Copy the data that follows, character for character, minus the pictures.
"""
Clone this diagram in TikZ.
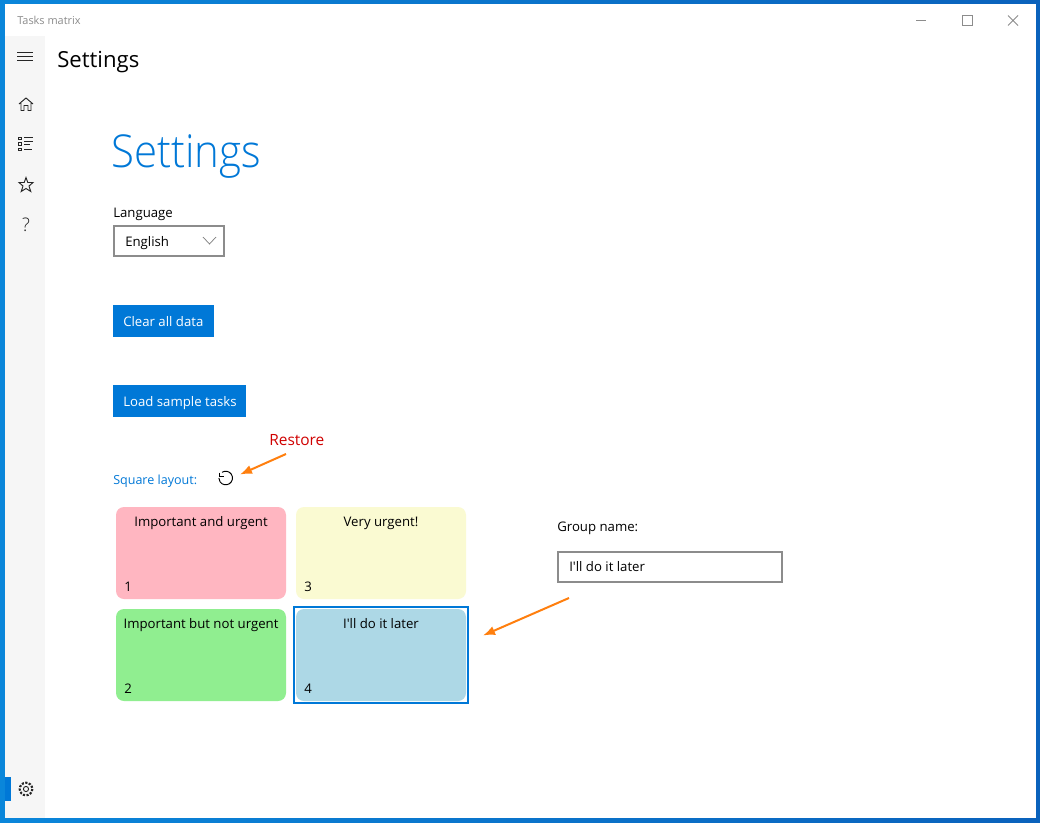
\documentclass[tikz,border=0pt]{standalone}
\usepackage{fontspec}
\usepackage{graphicx}
\setmainfont{Open Sans}
\newfontfamily\plainfont{Open Sans}
\newfontfamily\lightfont{Open Sans Light}
\usetikzlibrary{arrows.meta}
\definecolor{winblue}{HTML}{0078D7}
\definecolor{frameleft}{HTML}{0A86DA}
\definecolor{frameright}{HTML}{0A62BC}
\definecolor{orangearrow}{HTML}{FF7F0E}
\definecolor{restorered}{HTML}{D00000}
\definecolor{cardpink}{RGB}{255,182,193}
\definecolor{cardyellow}{RGB}{250,250,210}
\definecolor{cardgreen}{RGB}{144,238,144}
\definecolor{cardblue}{RGB}{173,216,230}
\newcommand{\fs}[1]{\fontsize{#1}{#1}\selectfont}
\tikzset{
 x=0.75pt,y=-0.75pt,
 txt/.style={inner sep=0pt,anchor=base west,text=black,font=\fs{9.9}},
 mid/.style={inner sep=0pt,anchor=base,text=black,font=\fs{9.9}},
 icon/.style={draw=black!85,line width=0.7pt},
 chrome/.style={draw=black!45,line width=0.75pt},
 card/.style={rounded corners=6pt},
 field/.style={draw=black!45,line width=1.5pt,fill=white},
 bluebtn/.style={fill=winblue},
 callout/.style={draw=orangearrow,line width=1.5pt,-{Latex[length=9pt,width=7pt]}},
}
\begin{document}
\begin{tikzpicture}
\useasboundingbox (0,0) rectangle (1040,822);
\shade[left color=frameleft,right color=frameright] (0,0) rectangle (1040,822);
\fill[white] (5,3.5) rectangle (1036,817.5);
\fill[black!3.5] (5,36) rectangle (45,817.5);
\fill[winblue] (5,777) rectangle (11,801);
% title bar
\node[txt,font=\fs{8.2},text=black!45] (apptitle) at (17,24) {Tasks matrix};
\draw[chrome] (916,20) -- (926,20);
\draw[chrome] (962.5,15.5) rectangle (972,25);
\draw[chrome] (1008,15.5) -- (1018,25.5) (1018,15.5) -- (1008,25.5);
% sidebar icons
\draw[icon,line width=0.55pt] (17,52) -- (33,52) (17,56) -- (33,56) (17,60) -- (33,60);
\draw[icon] (19,104) -- (26,98) -- (33,104) (21,103) -- (21,110.5) -- (24,110.5) -- (24,105.5) -- (28,105.5) -- (28,110.5) -- (31,110.5) -- (31,103);
\draw[icon] (18.5,137) rectangle (21,139.5) (18.5,142.5) rectangle (21,145) (18.5,148) rectangle (21,150.5);
\draw[icon] (24,137.5) -- (33,137.5) (24,141) -- (33,141) (24,144.5) -- (30,144.5) (24,149.5) -- (32,149.5);
\draw[icon] (26,177.5) -- (27.8,182.5) -- (33,182.5) -- (29,186) -- (30.8,191.5) -- (26,188.5) -- (21.2,191.5) -- (23,186) -- (19,182.5) -- (24.2,182.5) -- cycle;
\node[inner sep=0pt,anchor=base,font=\fs{14},text=black!90] (help) at (26,231) {\lightfont ?};
% gear
\draw[icon,fill=none] (26,789) circle (2.6);
\draw[icon,dash pattern=on 1.6pt off 1.1pt,line width=1.6pt] (26,789) circle (6.3);
% headings
\node[txt,font=\fs{16.6}] (pagetitle) at (57,67) {Settings};
\node[txt,font=\fs{34},text=winblue] (bigtitle) at (111,167) {\scalebox{0.925}[1]{\lightfont Settings}};
% language
\node[txt] (langlabel) at (113,217) {Language};
\draw[field] (114,226) rectangle (224,256);
\node[txt] (langvalue) at (125,246) {English};
\draw[black!50,line width=0.55pt] (203,237) -- (209.5,244) -- (216,237);
% buttons
\fill[bluebtn] (113,305) rectangle (214,337);
\node[txt,text=white] (cleartxt) at (123,326) {Clear all data};
\fill[bluebtn] (113,385) rectangle (246,417);
\node[txt,text=white] (loadtxt) at (123,406) {Load sample tasks};
% restore
\node[txt,font=\fs{11.6},text=restorered] (restore) at (269,445) {Restore};
\node[txt,font=\fs{9.4},text=winblue] (sqlayout) at (113,484) {Square layout:};
\draw[black,line width=0.7pt] (222,472.3) arc[start angle=237,end angle=540,radius=6.8];
\draw[black,line width=0.7pt] (219.3,472.5) -- (219.3,476.5) -- (223.5,476.5);
\coordinate (a1s) at (286,454);
\coordinate (a1e) at (240,474.5);
\draw[callout] (a1s) -- (a1e);
% cards
\fill[card,fill=cardpink] (116,507) rectangle (286,599);
\node[mid] (c1t) at (201,526) {Important and urgent};
\node[txt] (c1n) at (124,591) {1};
\fill[card,fill=cardyellow] (296,507) rectangle (466,599);
\node[mid] (c3t) at (381,526) {Very urgent!};
\node[txt] (c3n) at (304,591) {3};
\fill[card,fill=cardgreen] (116,609) rectangle (286,701);
\node[mid] (c2t) at (201,628) {Important but not urgent};
\node[txt] (c2n) at (124,693) {2};
\draw[winblue,line width=1.5pt] (294,607) rectangle (468,703);
\fill[card,fill=cardblue] (296,609) rectangle (466,701);
\node[mid] (c4t) at (381,628) {\plainfont I'll do it later};
\node[txt] (c4n) at (304,693) {4};
% group name
\node[txt] (grouplabel) at (557,531) {Group name:};
\draw[field] (558,552) rectangle (782,582);
\node[txt] (groupvalue) at (569,571) {\plainfont I'll do it later};
\coordinate (a2s) at (569,598);
\coordinate (a2e) at (483,635.5);
\draw[callout] (a2s) -- (a2e);
\end{tikzpicture}
\end{document}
"""
* _OUTPUT_:
Clone this diagram in TikZ.
\documentclass[tikz,border=0pt]{standalone}
\usepackage{fontspec}
\usepackage{graphicx}
\setmainfont{Open Sans}
\newfontfamily\plainfont{Open Sans}
\newfontfamily\lightfont{Open Sans Light}
\usetikzlibrary{arrows.meta}
\definecolor{winblue}{HTML}{0078D7}
\definecolor{frameleft}{HTML}{0A86DA}
\definecolor{frameright}{HTML}{0A62BC}
\definecolor{orangearrow}{HTML}{FF7F0E}
\definecolor{restorered}{HTML}{D00000}
\definecolor{cardpink}{RGB}{255,182,193}
\definecolor{cardyellow}{RGB}{250,250,210}
\definecolor{cardgreen}{RGB}{144,238,144}
\definecolor{cardblue}{RGB}{173,216,230}
\newcommand{\fs}[1]{\fontsize{#1}{#1}\selectfont}
\tikzset{
 x=0.75pt,y=-0.75pt,
 txt/.style={inner sep=0pt,anchor=base west,text=black,font=\fs{9.9}},
 mid/.style={inner sep=0pt,anchor=base,text=black,font=\fs{9.9}},
 icon/.style={draw=black!85,line width=0.7pt},
 chrome/.style={draw=black!45,line width=0.75pt},
 card/.style={rounded corners=6pt},
 field/.style={draw=black!45,line width=1.5pt,fill=white},
 bluebtn/.style={fill=winblue},
 callout/.style={draw=orangearrow,line width=1.5pt,-{Latex[length=9pt,width=7pt]}},
}
\begin{document}
\begin{tikzpicture}
\useasboundingbox (0,0) rectangle (1040,822);
\shade[left color=frameleft,right color=frameright] (0,0) rectangle (1040,822);
\fill[white] (5,3.5) rectangle (1036,817.5);
\fill[black!3.5] (5,36) rectangle (45,817.5);
\fill[winblue] (5,777) rectangle (11,801);
% title bar
\node[txt,font=\fs{8.2},text=black!45] (apptitle) at (17,24) {Tasks matrix};
\draw[chrome] (916,20) -- (926,20);
\draw[chrome] (962.5,15.5) rectangle (972,25);
\draw[chrome] (1008,15.5) -- (1018,25.5) (1018,15.5) -- (1008,25.5);
% sidebar icons
\draw[icon,line width=0.55pt] (17,52) -- (33,52) (17,56) -- (33,56) (17,60) -- (33,60);
\draw[icon] (19,104) -- (26,98) -- (33,104) (21,103) -- (21,110.5) -- (24,110.5) -- (24,105.5) -- (28,105.5) -- (28,110.5) -- (31,110.5) -- (31,103);
\draw[icon] (18.5,137) rectangle (21,139.5) (18.5,142.5) rectangle (21,145) (18.5,148) rectangle (21,150.5);
\draw[icon] (24,137.5) -- (33,137.5) (24,141) -- (33,141) (24,144.5) -- (30,144.5) (24,149.5) -- (32,149.5);
\draw[icon] (26,177.5) -- (27.8,182.5) -- (33,182.5) -- (29,186) -- (30.8,191.5) -- (26,188.5) -- (21.2,191.5) -- (23,186) -- (19,182.5) -- (24.2,182.5) -- cycle;
\node[inner sep=0pt,anchor=base,font=\fs{14},text=black!90] (help) at (26,231) {\lightfont ?};
% gear
\draw[icon,fill=none] (26,789) circle (2.6);
\draw[icon,dash pattern=on 1.6pt off 1.1pt,line width=1.6pt] (26,789) circle (6.3);
% headings
\node[txt,font=\fs{16.6}] (pagetitle) at (57,67) {Settings};
\node[txt,font=\fs{34},text=winblue] (bigtitle) at (111,167) {\scalebox{0.925}[1]{\lightfont Settings}};
% language
\node[txt] (langlabel) at (113,217) {Language};
\draw[field] (114,226) rectangle (224,256);
\node[txt] (langvalue) at (125,246) {English};
\draw[black!50,line width=0.55pt] (203,237) -- (209.5,244) -- (216,237);
% buttons
\fill[bluebtn] (113,305) rectangle (214,337);
\node[txt,text=white] (cleartxt) at (123,326) {Clear all data};
\fill[bluebtn] (113,385) rectangle (246,417);
\node[txt,text=white] (loadtxt) at (123,406) {Load sample tasks};
% restore
\node[txt,font=\fs{11.6},text=restorered] (restore) at (269,445) {Restore};
\node[txt,font=\fs{9.4},text=winblue] (sqlayout) at (113,484) {Square layout:};
\draw[black,line width=0.7pt] (222,472.3) arc[start angle=237,end angle=540,radius=6.8];
\draw[black,line width=0.7pt] (219.3,472.5) -- (219.3,476.5) -- (223.5,476.5);
\coordinate (a1s) at (286,454);
\coordinate (a1e) at (240,474.5);
\draw[callout] (a1s) -- (a1e);
% cards
\fill[card,fill=cardpink] (116,507) rectangle (286,599);
\node[mid] (c1t) at (201,526) {Important and urgent};
\node[txt] (c1n) at (124,591) {1};
\fill[card,fill=cardyellow] (296,507) rectangle (466,599);
\node[mid] (c3t) at (381,526) {Very urgent!};
\node[txt] (c3n) at (304,591) {3};
\fill[card,fill=cardgreen] (116,609) rectangle (286,701);
\node[mid] (c2t) at (201,628) {Important but not urgent};
\node[txt] (c2n) at (124,693) {2};
\draw[winblue,line width=1.5pt] (294,607) rectangle (468,703);
\fill[card,fill=cardblue] (296,609) rectangle (466,701);
\node[mid] (c4t) at (381,628) {\plainfont I'll do it later};
\node[txt] (c4n) at (304,693) {4};
% group name
\node[txt] (grouplabel) at (557,531) {Group name:};
\draw[field] (558,552) rectangle (782,582);
\node[txt] (groupvalue) at (569,571) {\plainfont I'll do it later};
\coordinate (a2s) at (569,598);
\coordinate (a2e) at (483,635.5);
\draw[callout] (a2s) -- (a2e);
\end{tikzpicture}
\end{document}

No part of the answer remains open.